===== Excerpted data

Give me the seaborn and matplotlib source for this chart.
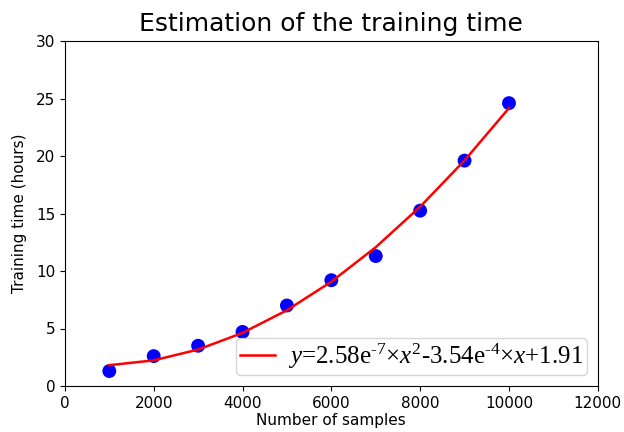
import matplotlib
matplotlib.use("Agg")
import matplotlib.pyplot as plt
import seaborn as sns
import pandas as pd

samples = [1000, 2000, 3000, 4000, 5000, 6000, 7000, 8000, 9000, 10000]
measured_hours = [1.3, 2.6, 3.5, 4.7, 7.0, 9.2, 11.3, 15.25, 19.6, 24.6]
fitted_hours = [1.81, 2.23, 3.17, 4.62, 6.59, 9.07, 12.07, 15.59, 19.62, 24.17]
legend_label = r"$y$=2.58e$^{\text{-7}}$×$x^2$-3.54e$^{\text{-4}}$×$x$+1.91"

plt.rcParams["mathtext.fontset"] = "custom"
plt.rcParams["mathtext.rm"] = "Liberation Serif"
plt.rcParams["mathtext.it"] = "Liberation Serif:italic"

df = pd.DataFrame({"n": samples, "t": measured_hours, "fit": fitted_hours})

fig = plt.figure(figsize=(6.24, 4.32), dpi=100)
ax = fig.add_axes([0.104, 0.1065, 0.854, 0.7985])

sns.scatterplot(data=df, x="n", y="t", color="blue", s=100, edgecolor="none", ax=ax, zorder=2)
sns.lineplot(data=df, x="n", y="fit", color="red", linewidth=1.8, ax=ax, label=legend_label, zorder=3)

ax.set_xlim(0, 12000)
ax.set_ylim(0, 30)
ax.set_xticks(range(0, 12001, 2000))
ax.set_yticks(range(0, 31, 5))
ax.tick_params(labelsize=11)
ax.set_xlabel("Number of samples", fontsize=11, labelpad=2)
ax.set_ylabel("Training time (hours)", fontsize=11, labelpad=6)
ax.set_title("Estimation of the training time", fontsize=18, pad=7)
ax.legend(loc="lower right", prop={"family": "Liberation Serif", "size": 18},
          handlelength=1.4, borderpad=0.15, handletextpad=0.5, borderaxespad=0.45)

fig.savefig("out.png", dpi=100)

==========
===== Excerpted data

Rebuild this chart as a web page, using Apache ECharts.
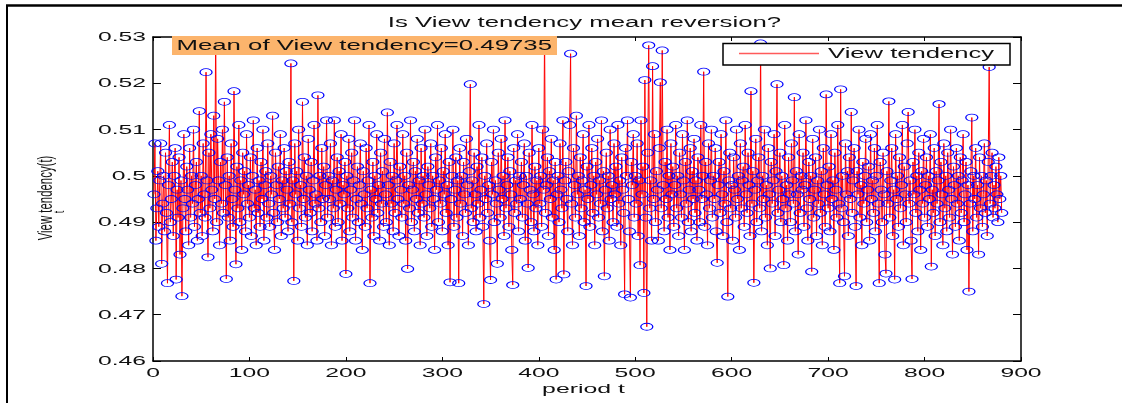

==========
===== Excerpted data

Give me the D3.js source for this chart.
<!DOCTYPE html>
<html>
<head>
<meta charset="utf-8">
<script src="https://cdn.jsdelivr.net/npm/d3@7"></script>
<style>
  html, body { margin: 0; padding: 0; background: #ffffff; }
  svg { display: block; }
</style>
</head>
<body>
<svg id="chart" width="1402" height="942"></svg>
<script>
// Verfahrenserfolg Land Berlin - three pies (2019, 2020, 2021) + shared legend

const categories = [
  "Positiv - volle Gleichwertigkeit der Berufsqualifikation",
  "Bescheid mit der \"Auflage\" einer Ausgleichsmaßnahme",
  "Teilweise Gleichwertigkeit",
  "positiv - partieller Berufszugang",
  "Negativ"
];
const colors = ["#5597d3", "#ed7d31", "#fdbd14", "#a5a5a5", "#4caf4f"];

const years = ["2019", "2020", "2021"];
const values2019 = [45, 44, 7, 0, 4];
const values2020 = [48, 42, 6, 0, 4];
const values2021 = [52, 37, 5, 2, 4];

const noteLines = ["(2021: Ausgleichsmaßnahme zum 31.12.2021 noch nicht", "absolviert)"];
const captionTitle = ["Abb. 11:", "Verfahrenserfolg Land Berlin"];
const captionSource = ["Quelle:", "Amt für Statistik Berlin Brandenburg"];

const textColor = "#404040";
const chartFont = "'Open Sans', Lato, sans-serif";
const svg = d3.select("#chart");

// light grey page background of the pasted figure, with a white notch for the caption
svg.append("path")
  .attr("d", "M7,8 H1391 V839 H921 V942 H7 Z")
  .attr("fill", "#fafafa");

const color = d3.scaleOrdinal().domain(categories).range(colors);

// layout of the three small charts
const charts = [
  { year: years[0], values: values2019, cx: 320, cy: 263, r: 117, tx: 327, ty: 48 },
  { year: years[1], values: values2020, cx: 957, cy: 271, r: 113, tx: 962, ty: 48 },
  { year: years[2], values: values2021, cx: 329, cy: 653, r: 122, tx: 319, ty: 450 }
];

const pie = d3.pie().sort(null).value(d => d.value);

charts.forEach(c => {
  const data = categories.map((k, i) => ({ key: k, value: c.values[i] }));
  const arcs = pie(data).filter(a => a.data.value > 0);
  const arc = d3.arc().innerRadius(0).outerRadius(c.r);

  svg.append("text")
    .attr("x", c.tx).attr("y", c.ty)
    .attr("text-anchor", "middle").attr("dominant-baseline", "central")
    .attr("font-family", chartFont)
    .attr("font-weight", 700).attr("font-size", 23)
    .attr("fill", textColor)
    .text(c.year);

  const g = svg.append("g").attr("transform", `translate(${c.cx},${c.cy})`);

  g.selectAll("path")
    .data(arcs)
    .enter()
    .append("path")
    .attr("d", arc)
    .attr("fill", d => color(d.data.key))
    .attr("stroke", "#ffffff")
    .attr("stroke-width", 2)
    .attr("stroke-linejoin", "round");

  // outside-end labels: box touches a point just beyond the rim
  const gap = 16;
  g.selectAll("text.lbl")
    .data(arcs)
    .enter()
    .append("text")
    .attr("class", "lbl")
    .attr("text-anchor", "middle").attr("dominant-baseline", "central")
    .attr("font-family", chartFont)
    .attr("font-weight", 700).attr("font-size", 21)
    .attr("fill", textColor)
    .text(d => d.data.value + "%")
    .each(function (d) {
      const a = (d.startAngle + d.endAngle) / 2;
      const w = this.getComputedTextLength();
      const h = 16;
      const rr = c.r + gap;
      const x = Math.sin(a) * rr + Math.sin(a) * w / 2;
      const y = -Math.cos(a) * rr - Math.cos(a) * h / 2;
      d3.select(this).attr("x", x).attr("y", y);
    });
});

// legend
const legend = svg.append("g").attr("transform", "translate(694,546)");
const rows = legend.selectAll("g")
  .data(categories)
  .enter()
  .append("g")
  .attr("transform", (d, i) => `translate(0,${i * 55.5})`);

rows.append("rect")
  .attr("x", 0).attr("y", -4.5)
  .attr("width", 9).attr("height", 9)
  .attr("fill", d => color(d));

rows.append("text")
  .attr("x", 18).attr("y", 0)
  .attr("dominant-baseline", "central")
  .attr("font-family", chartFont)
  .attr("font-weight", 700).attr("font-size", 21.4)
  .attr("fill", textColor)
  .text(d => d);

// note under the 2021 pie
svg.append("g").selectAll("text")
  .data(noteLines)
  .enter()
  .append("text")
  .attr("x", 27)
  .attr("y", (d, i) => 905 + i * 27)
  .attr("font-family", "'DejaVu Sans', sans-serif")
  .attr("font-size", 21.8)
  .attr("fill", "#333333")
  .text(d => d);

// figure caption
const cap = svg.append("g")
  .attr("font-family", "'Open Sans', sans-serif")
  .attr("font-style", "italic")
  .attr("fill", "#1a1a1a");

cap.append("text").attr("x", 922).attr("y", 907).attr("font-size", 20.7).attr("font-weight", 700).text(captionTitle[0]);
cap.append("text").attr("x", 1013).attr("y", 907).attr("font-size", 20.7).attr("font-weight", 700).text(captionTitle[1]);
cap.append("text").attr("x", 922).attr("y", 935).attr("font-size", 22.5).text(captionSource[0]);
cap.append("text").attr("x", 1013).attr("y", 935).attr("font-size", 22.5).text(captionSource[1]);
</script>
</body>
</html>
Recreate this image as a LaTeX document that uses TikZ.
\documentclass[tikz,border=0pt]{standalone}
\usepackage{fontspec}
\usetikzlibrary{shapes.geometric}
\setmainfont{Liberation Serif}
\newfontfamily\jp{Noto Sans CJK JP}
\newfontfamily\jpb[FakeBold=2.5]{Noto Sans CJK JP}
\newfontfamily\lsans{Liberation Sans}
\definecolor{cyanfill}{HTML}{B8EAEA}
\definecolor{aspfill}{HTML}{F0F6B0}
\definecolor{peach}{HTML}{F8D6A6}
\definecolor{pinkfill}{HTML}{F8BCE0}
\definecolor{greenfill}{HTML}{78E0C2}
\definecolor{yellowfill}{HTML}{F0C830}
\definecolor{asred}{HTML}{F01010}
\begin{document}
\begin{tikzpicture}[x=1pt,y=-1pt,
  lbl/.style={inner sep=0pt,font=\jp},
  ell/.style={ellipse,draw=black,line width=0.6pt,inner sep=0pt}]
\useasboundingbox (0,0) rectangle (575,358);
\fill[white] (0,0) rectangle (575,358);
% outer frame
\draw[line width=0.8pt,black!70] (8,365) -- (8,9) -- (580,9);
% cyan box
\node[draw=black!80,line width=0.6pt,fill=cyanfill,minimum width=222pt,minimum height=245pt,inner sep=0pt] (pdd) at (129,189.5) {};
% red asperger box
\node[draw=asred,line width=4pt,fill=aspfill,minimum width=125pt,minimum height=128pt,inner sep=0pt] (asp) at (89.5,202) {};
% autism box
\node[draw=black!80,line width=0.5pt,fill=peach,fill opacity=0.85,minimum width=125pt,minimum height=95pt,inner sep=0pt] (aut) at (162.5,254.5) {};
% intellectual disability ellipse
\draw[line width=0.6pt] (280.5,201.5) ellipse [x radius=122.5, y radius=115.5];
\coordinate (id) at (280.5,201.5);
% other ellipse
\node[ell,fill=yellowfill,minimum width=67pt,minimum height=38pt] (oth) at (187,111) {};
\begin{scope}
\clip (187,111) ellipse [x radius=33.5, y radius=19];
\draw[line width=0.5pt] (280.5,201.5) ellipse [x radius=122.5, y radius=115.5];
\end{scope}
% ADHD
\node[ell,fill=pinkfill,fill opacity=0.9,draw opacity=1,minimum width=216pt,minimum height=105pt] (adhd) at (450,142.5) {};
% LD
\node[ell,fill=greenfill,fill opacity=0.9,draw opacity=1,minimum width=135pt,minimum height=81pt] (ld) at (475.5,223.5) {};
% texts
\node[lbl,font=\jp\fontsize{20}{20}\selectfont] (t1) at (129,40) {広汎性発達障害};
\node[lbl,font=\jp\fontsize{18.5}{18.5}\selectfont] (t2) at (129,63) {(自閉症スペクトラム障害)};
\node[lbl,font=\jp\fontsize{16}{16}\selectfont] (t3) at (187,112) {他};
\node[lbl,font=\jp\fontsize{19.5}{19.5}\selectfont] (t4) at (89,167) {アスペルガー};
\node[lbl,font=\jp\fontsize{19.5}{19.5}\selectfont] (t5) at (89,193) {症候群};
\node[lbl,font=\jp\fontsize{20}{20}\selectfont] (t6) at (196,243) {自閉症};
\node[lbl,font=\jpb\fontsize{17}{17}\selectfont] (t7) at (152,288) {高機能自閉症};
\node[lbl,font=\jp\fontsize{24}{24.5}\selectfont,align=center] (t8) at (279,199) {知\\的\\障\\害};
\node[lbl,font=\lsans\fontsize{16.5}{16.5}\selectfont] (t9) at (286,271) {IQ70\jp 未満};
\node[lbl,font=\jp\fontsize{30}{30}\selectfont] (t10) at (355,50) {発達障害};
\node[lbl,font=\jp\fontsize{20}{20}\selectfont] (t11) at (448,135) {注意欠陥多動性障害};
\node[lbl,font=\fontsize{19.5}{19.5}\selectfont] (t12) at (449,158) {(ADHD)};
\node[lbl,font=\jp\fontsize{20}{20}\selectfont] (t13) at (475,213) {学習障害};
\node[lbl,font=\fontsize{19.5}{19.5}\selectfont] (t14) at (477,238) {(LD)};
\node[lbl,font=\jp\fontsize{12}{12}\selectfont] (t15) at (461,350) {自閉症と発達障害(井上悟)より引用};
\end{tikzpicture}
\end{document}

==========

What this task involves -> Copy every line of the records above that contains "matplotlib".

Answer for the task ->
Give me the seaborn and matplotlib source for this chart.
import matplotlib
matplotlib.use("Agg")
import matplotlib.pyplot as plt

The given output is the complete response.